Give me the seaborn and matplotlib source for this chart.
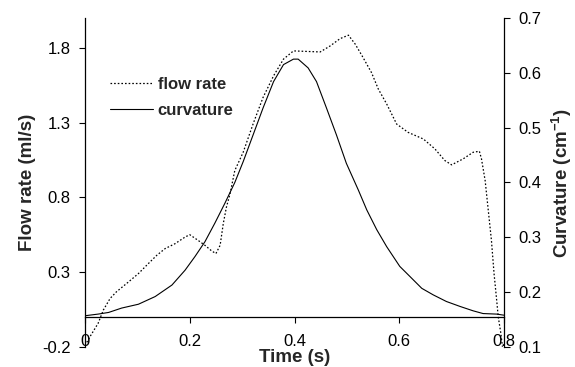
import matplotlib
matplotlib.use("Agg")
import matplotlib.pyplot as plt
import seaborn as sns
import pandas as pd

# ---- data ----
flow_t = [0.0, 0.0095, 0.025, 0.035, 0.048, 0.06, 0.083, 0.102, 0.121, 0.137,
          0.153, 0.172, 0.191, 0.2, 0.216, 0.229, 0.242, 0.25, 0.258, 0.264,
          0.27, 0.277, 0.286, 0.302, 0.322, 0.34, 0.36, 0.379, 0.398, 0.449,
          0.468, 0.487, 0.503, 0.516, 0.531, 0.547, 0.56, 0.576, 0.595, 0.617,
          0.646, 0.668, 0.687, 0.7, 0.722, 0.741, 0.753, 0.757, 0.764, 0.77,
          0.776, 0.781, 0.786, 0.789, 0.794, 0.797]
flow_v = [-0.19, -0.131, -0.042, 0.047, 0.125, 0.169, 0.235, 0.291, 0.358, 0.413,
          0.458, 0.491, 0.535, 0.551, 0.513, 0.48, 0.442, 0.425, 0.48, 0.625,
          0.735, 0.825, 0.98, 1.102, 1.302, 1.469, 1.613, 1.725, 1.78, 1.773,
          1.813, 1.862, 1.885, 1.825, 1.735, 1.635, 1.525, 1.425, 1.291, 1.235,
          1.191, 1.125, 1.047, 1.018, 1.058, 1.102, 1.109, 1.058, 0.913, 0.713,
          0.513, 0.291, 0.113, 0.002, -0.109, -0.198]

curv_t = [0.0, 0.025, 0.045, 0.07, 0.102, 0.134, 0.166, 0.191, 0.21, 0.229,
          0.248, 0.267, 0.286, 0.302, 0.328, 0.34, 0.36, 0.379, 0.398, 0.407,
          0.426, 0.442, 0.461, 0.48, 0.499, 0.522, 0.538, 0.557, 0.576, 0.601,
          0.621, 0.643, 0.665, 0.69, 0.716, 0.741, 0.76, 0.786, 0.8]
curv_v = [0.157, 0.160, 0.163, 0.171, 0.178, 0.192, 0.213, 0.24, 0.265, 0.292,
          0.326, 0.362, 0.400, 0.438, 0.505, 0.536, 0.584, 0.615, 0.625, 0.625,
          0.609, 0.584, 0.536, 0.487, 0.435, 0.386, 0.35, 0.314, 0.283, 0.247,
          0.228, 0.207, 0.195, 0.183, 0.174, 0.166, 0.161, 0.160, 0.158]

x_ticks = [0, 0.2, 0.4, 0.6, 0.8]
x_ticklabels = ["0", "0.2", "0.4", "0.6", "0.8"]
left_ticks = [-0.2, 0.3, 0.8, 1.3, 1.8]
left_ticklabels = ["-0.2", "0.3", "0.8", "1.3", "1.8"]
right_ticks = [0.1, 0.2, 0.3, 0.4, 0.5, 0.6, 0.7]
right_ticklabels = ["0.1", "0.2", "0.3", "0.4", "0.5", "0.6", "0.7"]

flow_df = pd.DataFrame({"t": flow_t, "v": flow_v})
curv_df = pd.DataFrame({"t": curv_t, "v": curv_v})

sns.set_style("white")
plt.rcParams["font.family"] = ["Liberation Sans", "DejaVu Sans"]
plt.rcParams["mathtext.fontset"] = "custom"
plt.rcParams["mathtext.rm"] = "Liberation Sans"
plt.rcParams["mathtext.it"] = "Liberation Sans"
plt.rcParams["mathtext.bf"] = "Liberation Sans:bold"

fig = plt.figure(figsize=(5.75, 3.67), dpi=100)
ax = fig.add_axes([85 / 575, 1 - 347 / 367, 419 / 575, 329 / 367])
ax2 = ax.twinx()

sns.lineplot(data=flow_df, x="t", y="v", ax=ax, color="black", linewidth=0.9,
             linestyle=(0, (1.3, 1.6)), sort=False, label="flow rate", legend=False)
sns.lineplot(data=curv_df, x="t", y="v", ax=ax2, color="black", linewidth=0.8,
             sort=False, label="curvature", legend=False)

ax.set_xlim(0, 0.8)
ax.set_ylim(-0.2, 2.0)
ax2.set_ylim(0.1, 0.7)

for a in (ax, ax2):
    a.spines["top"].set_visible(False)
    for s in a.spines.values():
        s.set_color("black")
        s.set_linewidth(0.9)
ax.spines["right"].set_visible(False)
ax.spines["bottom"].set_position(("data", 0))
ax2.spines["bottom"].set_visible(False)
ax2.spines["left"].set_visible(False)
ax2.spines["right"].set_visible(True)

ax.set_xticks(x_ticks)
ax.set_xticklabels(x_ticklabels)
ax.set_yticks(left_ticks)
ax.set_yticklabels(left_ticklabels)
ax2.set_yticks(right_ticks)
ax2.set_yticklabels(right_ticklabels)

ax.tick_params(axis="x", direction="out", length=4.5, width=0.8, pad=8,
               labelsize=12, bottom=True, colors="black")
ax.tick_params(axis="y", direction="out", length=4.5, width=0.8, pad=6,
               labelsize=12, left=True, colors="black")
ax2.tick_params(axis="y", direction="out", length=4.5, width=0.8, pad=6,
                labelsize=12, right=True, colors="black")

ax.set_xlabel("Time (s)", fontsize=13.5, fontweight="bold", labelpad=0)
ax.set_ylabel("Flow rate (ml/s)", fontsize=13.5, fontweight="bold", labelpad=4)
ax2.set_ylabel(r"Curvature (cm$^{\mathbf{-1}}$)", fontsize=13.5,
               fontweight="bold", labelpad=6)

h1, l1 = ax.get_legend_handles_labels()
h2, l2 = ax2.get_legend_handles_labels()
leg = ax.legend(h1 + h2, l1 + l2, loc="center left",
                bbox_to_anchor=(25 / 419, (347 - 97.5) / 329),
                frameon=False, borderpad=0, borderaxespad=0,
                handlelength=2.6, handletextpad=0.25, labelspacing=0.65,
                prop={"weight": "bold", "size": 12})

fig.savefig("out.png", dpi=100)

--- Goal of the exercise ---
Reproduce the listing above exactly, excluding all pictures.

--- Solution to this problem ---
Give me the seaborn and matplotlib source for this chart.
import matplotlib
matplotlib.use("Agg")
import matplotlib.pyplot as plt
import seaborn as sns
import pandas as pd

# ---- data ----
flow_t = [0.0, 0.0095, 0.025, 0.035, 0.048, 0.06, 0.083, 0.102, 0.121, 0.137,
          0.153, 0.172, 0.191, 0.2, 0.216, 0.229, 0.242, 0.25, 0.258, 0.264,
          0.27, 0.277, 0.286, 0.302, 0.322, 0.34, 0.36, 0.379, 0.398, 0.449,
          0.468, 0.487, 0.503, 0.516, 0.531, 0.547, 0.56, 0.576, 0.595, 0.617,
          0.646, 0.668, 0.687, 0.7, 0.722, 0.741, 0.753, 0.757, 0.764, 0.77,
          0.776, 0.781, 0.786, 0.789, 0.794, 0.797]
flow_v = [-0.19, -0.131, -0.042, 0.047, 0.125, 0.169, 0.235, 0.291, 0.358, 0.413,
          0.458, 0.491, 0.535, 0.551, 0.513, 0.48, 0.442, 0.425, 0.48, 0.625,
          0.735, 0.825, 0.98, 1.102, 1.302, 1.469, 1.613, 1.725, 1.78, 1.773,
          1.813, 1.862, 1.885, 1.825, 1.735, 1.635, 1.525, 1.425, 1.291, 1.235,
          1.191, 1.125, 1.047, 1.018, 1.058, 1.102, 1.109, 1.058, 0.913, 0.713,
          0.513, 0.291, 0.113, 0.002, -0.109, -0.198]

curv_t = [0.0, 0.025, 0.045, 0.07, 0.102, 0.134, 0.166, 0.191, 0.21, 0.229,
          0.248, 0.267, 0.286, 0.302, 0.328, 0.34, 0.36, 0.379, 0.398, 0.407,
          0.426, 0.442, 0.461, 0.48, 0.499, 0.522, 0.538, 0.557, 0.576, 0.601,
          0.621, 0.643, 0.665, 0.69, 0.716, 0.741, 0.76, 0.786, 0.8]
curv_v = [0.157, 0.160, 0.163, 0.171, 0.178, 0.192, 0.213, 0.24, 0.265, 0.292,
          0.326, 0.362, 0.400, 0.438, 0.505, 0.536, 0.584, 0.615, 0.625, 0.625,
          0.609, 0.584, 0.536, 0.487, 0.435, 0.386, 0.35, 0.314, 0.283, 0.247,
          0.228, 0.207, 0.195, 0.183, 0.174, 0.166, 0.161, 0.160, 0.158]

x_ticks = [0, 0.2, 0.4, 0.6, 0.8]
x_ticklabels = ["0", "0.2", "0.4", "0.6", "0.8"]
left_ticks = [-0.2, 0.3, 0.8, 1.3, 1.8]
left_ticklabels = ["-0.2", "0.3", "0.8", "1.3", "1.8"]
right_ticks = [0.1, 0.2, 0.3, 0.4, 0.5, 0.6, 0.7]
right_ticklabels = ["0.1", "0.2", "0.3", "0.4", "0.5", "0.6", "0.7"]

flow_df = pd.DataFrame({"t": flow_t, "v": flow_v})
curv_df = pd.DataFrame({"t": curv_t, "v": curv_v})

sns.set_style("white")
plt.rcParams["font.family"] = ["Liberation Sans", "DejaVu Sans"]
plt.rcParams["mathtext.fontset"] = "custom"
plt.rcParams["mathtext.rm"] = "Liberation Sans"
plt.rcParams["mathtext.it"] = "Liberation Sans"
plt.rcParams["mathtext.bf"] = "Liberation Sans:bold"

fig = plt.figure(figsize=(5.75, 3.67), dpi=100)
ax = fig.add_axes([85 / 575, 1 - 347 / 367, 419 / 575, 329 / 367])
ax2 = ax.twinx()

sns.lineplot(data=flow_df, x="t", y="v", ax=ax, color="black", linewidth=0.9,
             linestyle=(0, (1.3, 1.6)), sort=False, label="flow rate", legend=False)
sns.lineplot(data=curv_df, x="t", y="v", ax=ax2, color="black", linewidth=0.8,
             sort=False, label="curvature", legend=False)

ax.set_xlim(0, 0.8)
ax.set_ylim(-0.2, 2.0)
ax2.set_ylim(0.1, 0.7)

for a in (ax, ax2):
    a.spines["top"].set_visible(False)
    for s in a.spines.values():
        s.set_color("black")
        s.set_linewidth(0.9)
ax.spines["right"].set_visible(False)
ax.spines["bottom"].set_position(("data", 0))
ax2.spines["bottom"].set_visible(False)
ax2.spines["left"].set_visible(False)
ax2.spines["right"].set_visible(True)

ax.set_xticks(x_ticks)
ax.set_xticklabels(x_ticklabels)
ax.set_yticks(left_ticks)
ax.set_yticklabels(left_ticklabels)
ax2.set_yticks(right_ticks)
ax2.set_yticklabels(right_ticklabels)

ax.tick_params(axis="x", direction="out", length=4.5, width=0.8, pad=8,
               labelsize=12, bottom=True, colors="black")
ax.tick_params(axis="y", direction="out", length=4.5, width=0.8, pad=6,
               labelsize=12, left=True, colors="black")
ax2.tick_params(axis="y", direction="out", length=4.5, width=0.8, pad=6,
                labelsize=12, right=True, colors="black")

ax.set_xlabel("Time (s)", fontsize=13.5, fontweight="bold", labelpad=0)
ax.set_ylabel("Flow rate (ml/s)", fontsize=13.5, fontweight="bold", labelpad=4)
ax2.set_ylabel(r"Curvature (cm$^{\mathbf{-1}}$)", fontsize=13.5,
               fontweight="bold", labelpad=6)

h1, l1 = ax.get_legend_handles_labels()
h2, l2 = ax2.get_legend_handles_labels()
leg = ax.legend(h1 + h2, l1 + l2, loc="center left",
                bbox_to_anchor=(25 / 419, (347 - 97.5) / 329),
                frameon=False, borderpad=0, borderaxespad=0,
                handlelength=2.6, handletextpad=0.25, labelspacing=0.65,
                prop={"weight": "bold", "size": 12})

fig.savefig("out.png", dpi=100)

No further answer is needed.